Guest post by Matt Delight of Fat and Skinny Go to the Movies
It’s sometimes really difficult to quantify a movie. The original write up of Chris Brown’s latest feature ‘Fanny, Annie, & Danny’ (which I will refer to as FAD from here on out) describe it as ‘a dark comedy’. If you look it up on IMDB it will say something like Drama/Family. I mean, I guess.

Thus the problems with labels. Too narrow. Maybe a FAD’s a dramedy? I dunno.

It reminded me of a movie from the indie comedy boom from the early 90’s. Movies like Doom Generation, The Daytrippers, or even the classic Bottle Rocket. (Like, if someone came up to me and asked, “Is Bottle Rocket a good comedy?” I’d have to reply, “No…but you should see it”)

FAD is a story of three siblings going back home for a Christmas dinner…in what can only be described as the most dysfunctional on-screen family dynamic since The Texas Chainsaw Massacre. FAD opens with Fannie, a woman of undetermined age who seems to be autistic, living in a group home. From there we are introduced to Annie, a dental assistant, who is planning her dream wedding to stoner boyfriend Todd. Finally, to Danny, a sleazy Hollywood record promoter who seems to need 20,000 dollars…fast.

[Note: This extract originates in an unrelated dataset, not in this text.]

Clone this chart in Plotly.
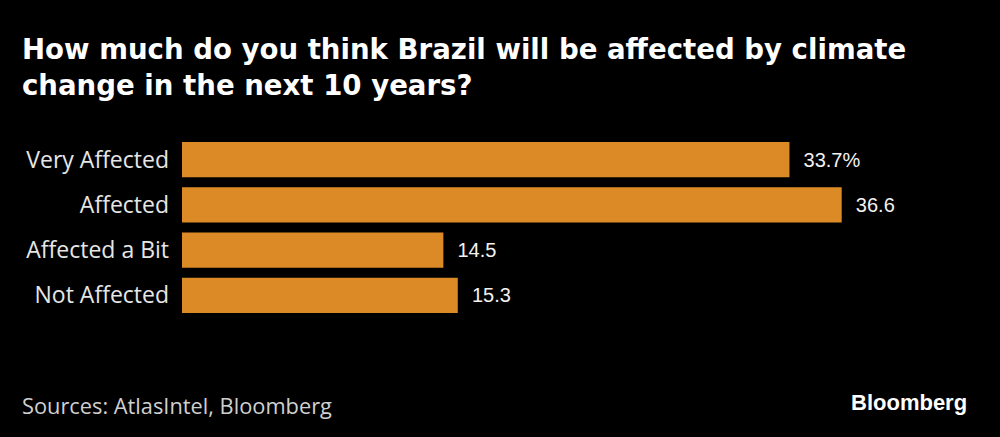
import plotly.graph_objects as go

categories = ["Very Affected", "Affected", "Affected a Bit", "Not Affected"]
values = [33.7, 36.6, 14.5, 15.3]
labels = ["33.7%", "36.6", "14.5", "15.3"]

title_lines = ["How much do you think Brazil will be affected by climate",
               "change in the next 10 years?"]
source = "Sources: AtlasIntel, Bloomberg"
brand = "Bloomberg"

W, H = 1000, 437
L, R, T, B = 182, 97, 137, 119

fig = go.Figure(go.Bar(
    y=categories,
    x=values,
    orientation="h",
    marker=dict(color="#dc8a26", line=dict(width=0)),
    text=["  " + t for t in labels],
    textposition="outside",
    textfont=dict(family="Liberation Sans, Arial, sans-serif", size=20, color="#f2f2f2"),
    cliponaxis=False,
    hoverinfo="skip",
))

fig.update_layout(
    width=W, height=H,
    paper_bgcolor="#000000", plot_bgcolor="#000000",
    margin=dict(l=L, r=R, t=T, b=B),
    bargap=0.22,
    showlegend=False,
    xaxis=dict(range=[0, 40], visible=False, fixedrange=True),
    yaxis=dict(autorange="reversed", showgrid=False, zeroline=False, showline=False,
               ticks="", ticklabelstandoff=12, fixedrange=True,
               tickfont=dict(family="Open Sans, Noto Sans, sans-serif", size=23, color="#e6e6e6")),
)

pw = W - L - R
ph = H - T - B
def px(x):
    return (x - L) / pw
def py(y):
    return (H - B - y) / ph

fig.add_annotation(text="<br>".join("<b>" + s + "</b>" for s in title_lines),
                   x=px(20), y=py(31), xref="paper", yref="paper", xanchor="left", yanchor="top",
                   align="left", showarrow=False,
                   font=dict(family="DejaVu Sans, Verdana, sans-serif", size=27.6, color="#ffffff"))
fig.add_annotation(text=source, x=px(20), y=py(405), xref="paper", yref="paper",
                   xanchor="left", yanchor="middle", showarrow=False,
                   font=dict(family="Open Sans, Noto Sans, sans-serif", size=21.8, color="#d0d0d0"))
fig.add_annotation(text="<b>" + brand + "</b>", x=px(969), y=py(402), xref="paper", yref="paper",
                   xanchor="right", yanchor="middle", showarrow=False,
                   font=dict(family="Liberation Sans, Arial, sans-serif", size=22, color="#ffffff"))

fig.write_html("out.html", config={"displayModeBar": False},
               post_script="document.body.style.margin='0';document.body.style.background='#000';")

The problems with the family seem to fall largely on the doorstep of the tyrant head of the household, the mother/wife. Think Agnes Skinner (From TV’s The Simpsons) cranked to eleven. However, it’s kinda Seymours fault for not standing up to his mother.

As we find out more and more about these characters, the movie plays like a map to dysfunction. As we have the core problem of mom, (and dad, by not dealing with said problem) and it’s effect on the children. Fannie, who has retreated/escaped within herself. Danny, who escaped/retreated to Hollywood. And Annie, who stayed, only to become exactly like her mother. (yeah, she’s not a real likable character either. Poor Todd.)

And where the plot of the movie is pretty straight forward, it’s the richness of the characters that make the movie so complex. The movie shies away from archetypes which makes the movie unpredictable and fun.

Also, if you’ve ever had an uncomfortable family dinner…and you know if you have…then you’ll also know that this movie nails it. It is without a doubt, the most nervous/painfully stressed-out dinner situations I’ve seen in a movie since…well, The Texas Chainsaw Massacre. Seriously, that family is fugged up.